--- What is asked ---
List each line of the data in which the string "this" appears.

───── Material shown ─────

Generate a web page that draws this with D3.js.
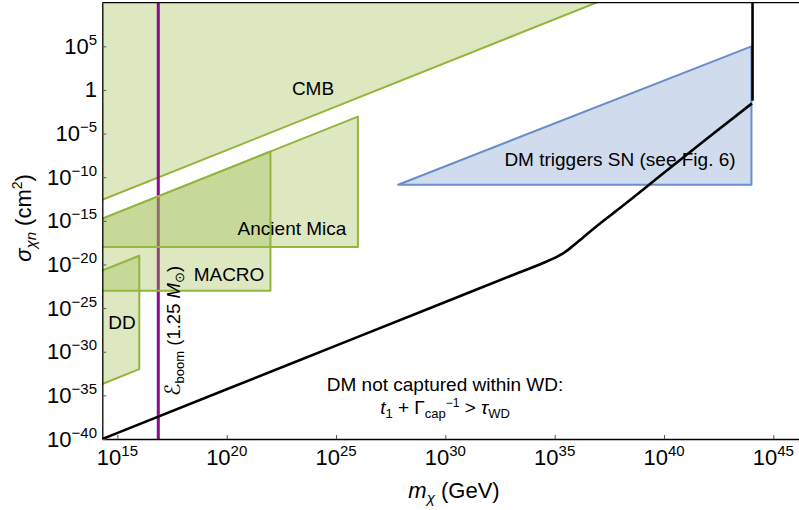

─────
───── Material shown ─────

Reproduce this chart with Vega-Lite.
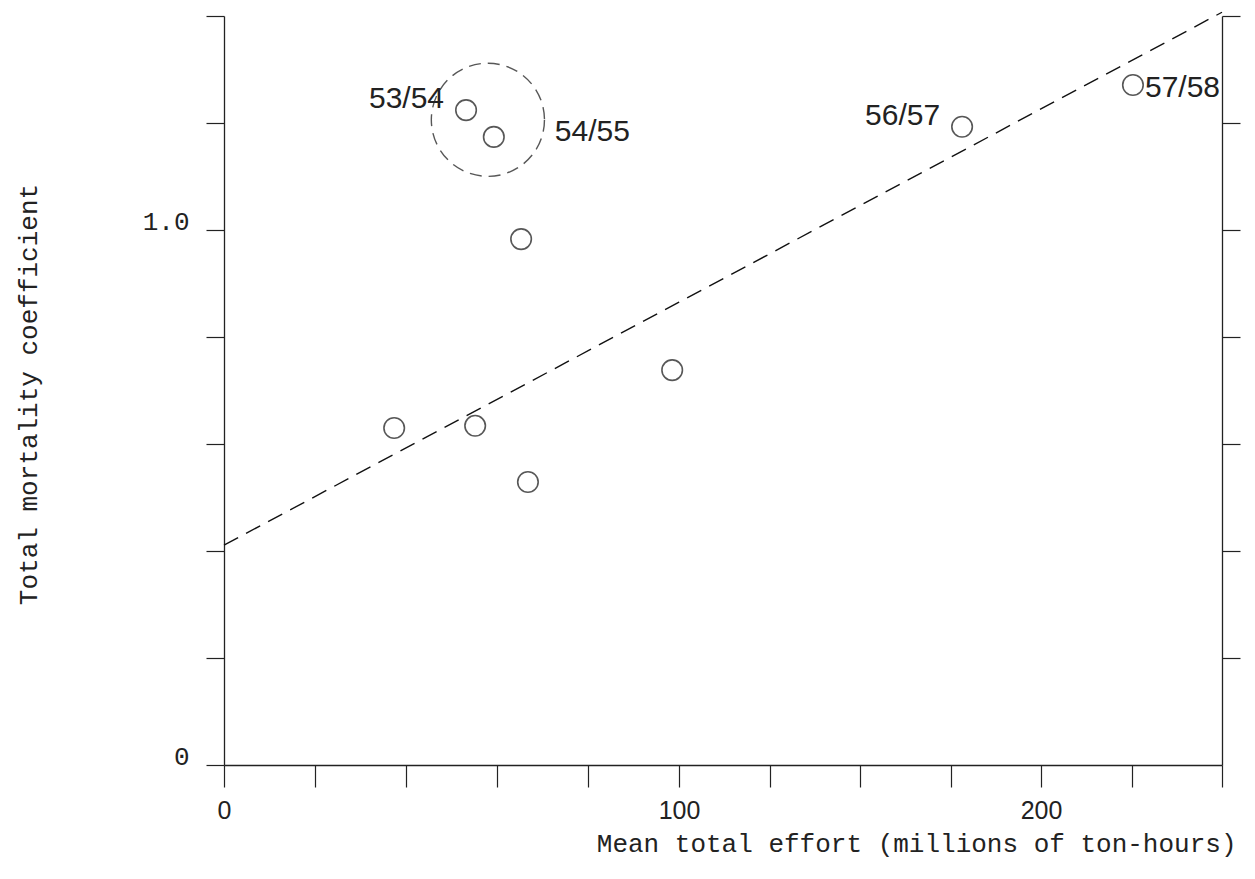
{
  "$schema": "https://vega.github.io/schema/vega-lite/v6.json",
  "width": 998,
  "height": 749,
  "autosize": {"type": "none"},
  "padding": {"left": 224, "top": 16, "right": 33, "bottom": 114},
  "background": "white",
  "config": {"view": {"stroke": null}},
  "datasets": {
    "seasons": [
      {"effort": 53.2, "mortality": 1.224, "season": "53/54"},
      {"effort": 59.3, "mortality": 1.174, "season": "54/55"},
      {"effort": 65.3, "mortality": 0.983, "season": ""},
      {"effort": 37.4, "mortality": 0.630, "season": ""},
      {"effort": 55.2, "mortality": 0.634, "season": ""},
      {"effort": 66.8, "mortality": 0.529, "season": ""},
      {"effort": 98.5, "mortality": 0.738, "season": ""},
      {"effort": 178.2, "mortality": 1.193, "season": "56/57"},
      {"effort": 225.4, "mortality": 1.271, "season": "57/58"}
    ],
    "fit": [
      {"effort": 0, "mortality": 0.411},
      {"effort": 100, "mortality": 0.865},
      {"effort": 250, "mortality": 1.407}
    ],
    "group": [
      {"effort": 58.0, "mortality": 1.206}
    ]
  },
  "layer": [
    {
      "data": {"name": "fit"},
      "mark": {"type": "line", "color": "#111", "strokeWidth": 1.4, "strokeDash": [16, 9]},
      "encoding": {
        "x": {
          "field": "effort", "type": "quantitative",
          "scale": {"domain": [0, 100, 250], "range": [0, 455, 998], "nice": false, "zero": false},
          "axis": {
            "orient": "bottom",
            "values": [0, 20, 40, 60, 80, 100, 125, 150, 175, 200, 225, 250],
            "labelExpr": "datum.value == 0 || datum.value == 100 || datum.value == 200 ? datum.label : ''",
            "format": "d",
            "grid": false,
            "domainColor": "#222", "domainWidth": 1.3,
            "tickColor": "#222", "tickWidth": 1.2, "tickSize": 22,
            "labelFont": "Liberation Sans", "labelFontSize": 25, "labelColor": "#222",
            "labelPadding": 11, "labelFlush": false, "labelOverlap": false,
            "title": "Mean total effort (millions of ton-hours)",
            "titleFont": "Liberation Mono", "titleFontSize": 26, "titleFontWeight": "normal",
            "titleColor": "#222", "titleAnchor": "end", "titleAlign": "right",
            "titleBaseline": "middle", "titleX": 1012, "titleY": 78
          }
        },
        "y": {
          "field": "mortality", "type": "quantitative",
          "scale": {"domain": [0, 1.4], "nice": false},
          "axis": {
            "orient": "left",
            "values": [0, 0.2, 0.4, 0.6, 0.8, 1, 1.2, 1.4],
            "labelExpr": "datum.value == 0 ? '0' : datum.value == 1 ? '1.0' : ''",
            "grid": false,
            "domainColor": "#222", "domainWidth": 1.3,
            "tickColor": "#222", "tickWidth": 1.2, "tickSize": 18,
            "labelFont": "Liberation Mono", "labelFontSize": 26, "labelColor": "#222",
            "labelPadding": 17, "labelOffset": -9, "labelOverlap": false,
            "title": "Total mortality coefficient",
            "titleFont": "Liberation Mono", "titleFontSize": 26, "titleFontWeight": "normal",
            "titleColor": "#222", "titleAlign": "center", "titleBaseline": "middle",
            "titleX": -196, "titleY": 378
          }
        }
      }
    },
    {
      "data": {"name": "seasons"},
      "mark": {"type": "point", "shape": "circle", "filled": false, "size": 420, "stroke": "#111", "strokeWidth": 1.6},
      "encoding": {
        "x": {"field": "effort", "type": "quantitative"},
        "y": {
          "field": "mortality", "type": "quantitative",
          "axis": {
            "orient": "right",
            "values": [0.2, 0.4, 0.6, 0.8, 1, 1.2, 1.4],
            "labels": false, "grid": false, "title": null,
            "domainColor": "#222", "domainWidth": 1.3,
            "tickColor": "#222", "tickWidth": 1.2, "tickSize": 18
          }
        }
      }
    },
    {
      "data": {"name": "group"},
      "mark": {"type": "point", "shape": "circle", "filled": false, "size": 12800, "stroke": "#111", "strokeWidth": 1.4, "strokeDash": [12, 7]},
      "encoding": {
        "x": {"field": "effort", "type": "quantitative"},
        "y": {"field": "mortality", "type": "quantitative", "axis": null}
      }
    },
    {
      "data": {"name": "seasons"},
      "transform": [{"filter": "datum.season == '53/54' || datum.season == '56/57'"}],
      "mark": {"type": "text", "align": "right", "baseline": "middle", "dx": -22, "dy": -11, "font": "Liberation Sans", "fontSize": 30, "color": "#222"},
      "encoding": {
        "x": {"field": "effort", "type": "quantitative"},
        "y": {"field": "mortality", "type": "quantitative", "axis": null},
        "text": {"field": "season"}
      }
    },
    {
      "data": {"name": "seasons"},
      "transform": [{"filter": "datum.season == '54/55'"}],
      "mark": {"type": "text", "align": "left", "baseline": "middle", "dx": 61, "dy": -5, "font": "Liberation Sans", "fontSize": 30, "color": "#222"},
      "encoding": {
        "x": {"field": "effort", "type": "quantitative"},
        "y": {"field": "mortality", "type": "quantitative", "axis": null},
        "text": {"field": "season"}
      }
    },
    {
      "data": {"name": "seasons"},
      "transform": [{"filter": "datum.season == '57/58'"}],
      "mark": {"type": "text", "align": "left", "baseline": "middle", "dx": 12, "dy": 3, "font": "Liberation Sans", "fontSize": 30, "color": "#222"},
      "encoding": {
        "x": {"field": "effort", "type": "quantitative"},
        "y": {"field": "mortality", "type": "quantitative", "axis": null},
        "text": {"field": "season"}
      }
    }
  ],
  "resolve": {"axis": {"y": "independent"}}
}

─────

--- The completed task ---
Generate a web page that draws this with D3.js.
Reproduce this chart with Vega-Lite.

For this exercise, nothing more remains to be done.